La diaspora algérienne peut manifester sa colère autant qu’elle veut sur les réseaux sociaux, le pouvoir d’Alger n’entend pas rouvrir ses frontières de sitôt.
Officiellement, l’épidémie de Covid est sous contrôle en Algérie. Le pays (44 millions d’habitants) enregistre actuellement une moyenne de 200 cas seulement de contamination par jour. Plus de 125 000 cas positifs ont été déclarés. Quelque 3 375 décès ont été recensés en Algérie depuis l’enregistrement du premier cas de Covid-19 le 25 février 2020- soit infiniment moins qu’en France où on dépasse le cas des 100000 morts. Mais pourtant comme pour l’été passé, il n’y aura pas de vacances au bled pour les Algériens de l’étranger. Le gouvernement attend de vacciner sa population au Spoutnik russe -qu’il espère produire localement et administrer à partir de septembre- avant d’envisager une ouverture des frontières.
De deux choses l’une: soit le pouvoir algérien ment sur les chiffres de l’épidémie, ce qui ne serait pas une surprise. Soit le régime veut éviter que les algériens de la diapora ne renforcent, cet été, les manifestations du Hirak qui reprennent de plus belle. Une hypothèse tout à fait plausible.
Des bourdes en série
Aussi radicale soit-elle, cette politique aurait pu être lisible si les autorités algériennes n’avaient pas multiplié les bourdes.
Le 16 mai, le conseil des ministres approuvait « le programme préliminaire de la reprise des vols d’Algérie » et annonçait à partir du 1er juin, pouvoir assurer 5 vols allers-retour quotidiens en International (soit à peu près 10% du traffic d’avant la pandémie).
Cette timide ouverture a suscité un immense espoir chez les Algériens résidents ou bloqués en Algérie.
Une semaine plus tard, revirement du gouvernement. Ce n’est plus 5 vols par jour, mais 5 vols par semaine.

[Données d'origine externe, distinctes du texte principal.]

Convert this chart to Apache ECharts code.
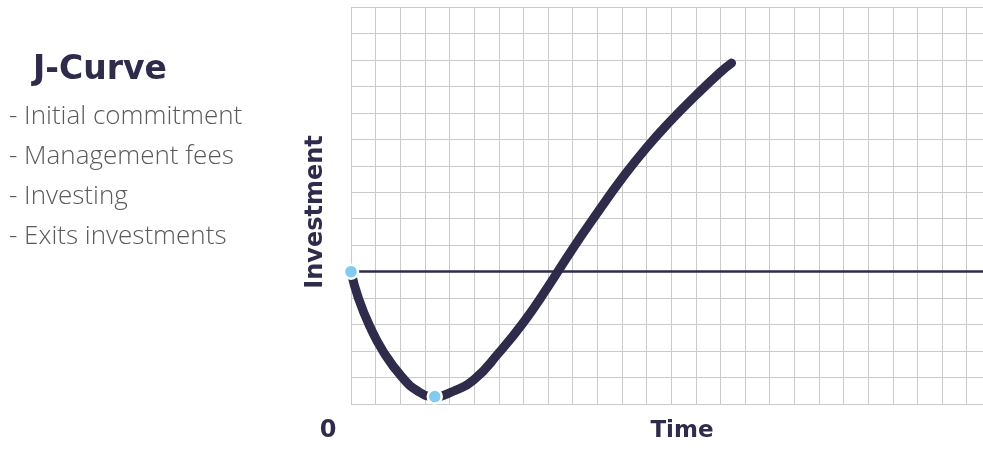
<!DOCTYPE html>
<html>
<head>
<meta charset="utf-8">
<script src="https://cdn.jsdelivr.net/npm/echarts@6/dist/echarts.min.js"></script>
<style>
  html, body { margin: 0; padding: 0; background: #fff; }
  #chart { width: 983px; height: 449px; }
</style>
</head>
<body>
<div id="chart"></div>
<script>
// J-curve: investment value over time, in grid units
const curveTime  = [0, 0.3, 0.77, 1.31, 2.06, 2.74, 3.4, 4, 5, 6, 7, 8, 9, 10, 11, 12, 13, 14, 15, 15.45];
const curveValue = [5, 4.0, 2.92, 1.98, 1.03, 0.47, 0.28, 0.42, 0.93, 1.93, 3.08, 4.43, 5.87, 7.22, 8.52, 9.69, 10.72, 11.66, 12.54, 12.88];

// Highlighted points: commitment start and the trough
const pointTime  = [0, 3.4];
const pointValue = [5, 0.28];

// Break-even level
const baseline = 5;

const titleText = 'J-Curve';
const stages = ['- Initial commitment', '- Management fees', '- Investing', '- Exits investments'];
const xName = 'Time';
const yName = 'Investment';
const originLabel = '0';

const ink = '#2e2b4b';
const headFont = '"DejaVu Sans"';
const bodyFont = '"Open Sans"';

const chart = echarts.init(document.getElementById('chart'), null, { renderer: 'canvas' });

const gridLine = { show: true, lineStyle: { color: '#cacaca', width: 1 } };

chart.setOption({
  animation: false,
  backgroundColor: '#ffffff',
  grid: { left: 351, right: 0, top: 7, bottom: 45 },
  xAxis: {
    type: 'value', min: 0, max: 25.66, interval: 1,
    axisLine: { show: false }, axisTick: { show: false }, axisLabel: { show: false },
    splitLine: gridLine
  },
  yAxis: {
    type: 'value', min: 0, max: 15, interval: 1,
    axisLine: { show: false }, axisTick: { show: false }, axisLabel: { show: false },
    splitLine: gridLine
  },
  graphic: [
    { type: 'text', x: 33, y: 70,
      style: { text: titleText, fill: ink, font: 'bold 33px ' + headFont, verticalAlign: 'middle' } },
    ...stages.map((s, i) => ({
      type: 'text', x: 9, y: 117 + i * 40,
      style: { text: s, fill: '#5a5a5a', font: '300 26px ' + bodyFont, verticalAlign: 'middle' }
    })),
    { type: 'text', x: 316, y: 212, rotation: Math.PI / 2,
      style: { text: yName, fill: ink, font: 'bold 24px ' + headFont, align: 'center', verticalAlign: 'middle' } },
    { type: 'text', x: 328, y: 431,
      style: { text: originLabel, fill: ink, font: 'bold 24px ' + headFont, align: 'center', verticalAlign: 'middle' } },
    { type: 'text', x: 682, y: 431,
      style: { text: xName, fill: ink, font: 'bold 23px ' + headFont, align: 'center', verticalAlign: 'middle' } }
  ],
  series: [
    {
      type: 'line',
      data: curveTime.map((t, i) => [t, curveValue[i]]),
      smooth: 0.5,
      showSymbol: false,
      lineStyle: { color: ink, width: 9, cap: 'round', join: 'round' },
      markLine: {
        silent: true,
        symbol: ['none', 'none'],
        label: { show: false },
        lineStyle: { color: ink, width: 2.5, type: 'solid' },
        data: [{ yAxis: baseline }]
      },
      z: 3
    },
    {
      type: 'scatter',
      data: pointTime.map((t, i) => [t, pointValue[i]]),
      symbolSize: 14,
      itemStyle: { color: '#7fcbf2', borderColor: '#ffffff', borderWidth: 2.5, opacity: 1 },
      z: 5
    }
  ]
});
</script>
</body>
</html>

Le plus normalement du monde, le Premier ministre Abdelaziz Djerad a annoncé lundi 24 mai qu’au lieu de cinq vols quotidiens annoncés par le Conseil des ministres il a été arrêté un programme de cinq vols hebdomadaires. Deux en direction de Paris, un en direction d’Istanbul, 1 en direction de Barcelone, le dernier en direction de Tunis. En outre tous les voyageurs arrivant en Algérie devront se soumettre à une quarantaine de cinq jours dans un hôtel dédié, et à leurs frais, et ce, même dans le cas où un test de dépistage négatif au Covid-19 datant de moins de 36 heures était présenté à l’arrivée. Alors que les prix des billets d’avion flambent, pas moins de 1000 euros le Paris-Alger- Paris, le gouvernement a annoncé qu’il maintiendra les frontières terrestres et maritimes fermées « Alors c’était une blague l’ouverture des frontières ? De mauvais goût ! Ou l’art de désespérer les gens » tempête sur son compte FB l’essayiste Wassyla Tamzali.
La diaspora en colère
La grogne monte. Un père de famille a publié sur sa page la capture d’écran d’une réservation d’hôtel à Alger pour toute la durée de la quarantaine obligatoire : 708 euros pour deux chambres au Mazafran (sur la côte ouest d’Alger) entre le 18 et le 23 juillet : “À ce prix, plus celui des billets et des tests, je préfère renoncer au voyage, quitte à ne pas revoir ma mère et à ne pas me recueillir sur la tombe de mon père qui vient de décéder”.
La page des Algériens Bloqués à l’Etranger rengorge de témoignages amères et de manifestations de colère des étudiants, des franco-algériens et des immigrés interdits de fait de séjour en Algérie . Contre les ces mesures du gouvernement, des appels à manifester ce samedi devant l’Ambassade Algérienne à Paris circulent.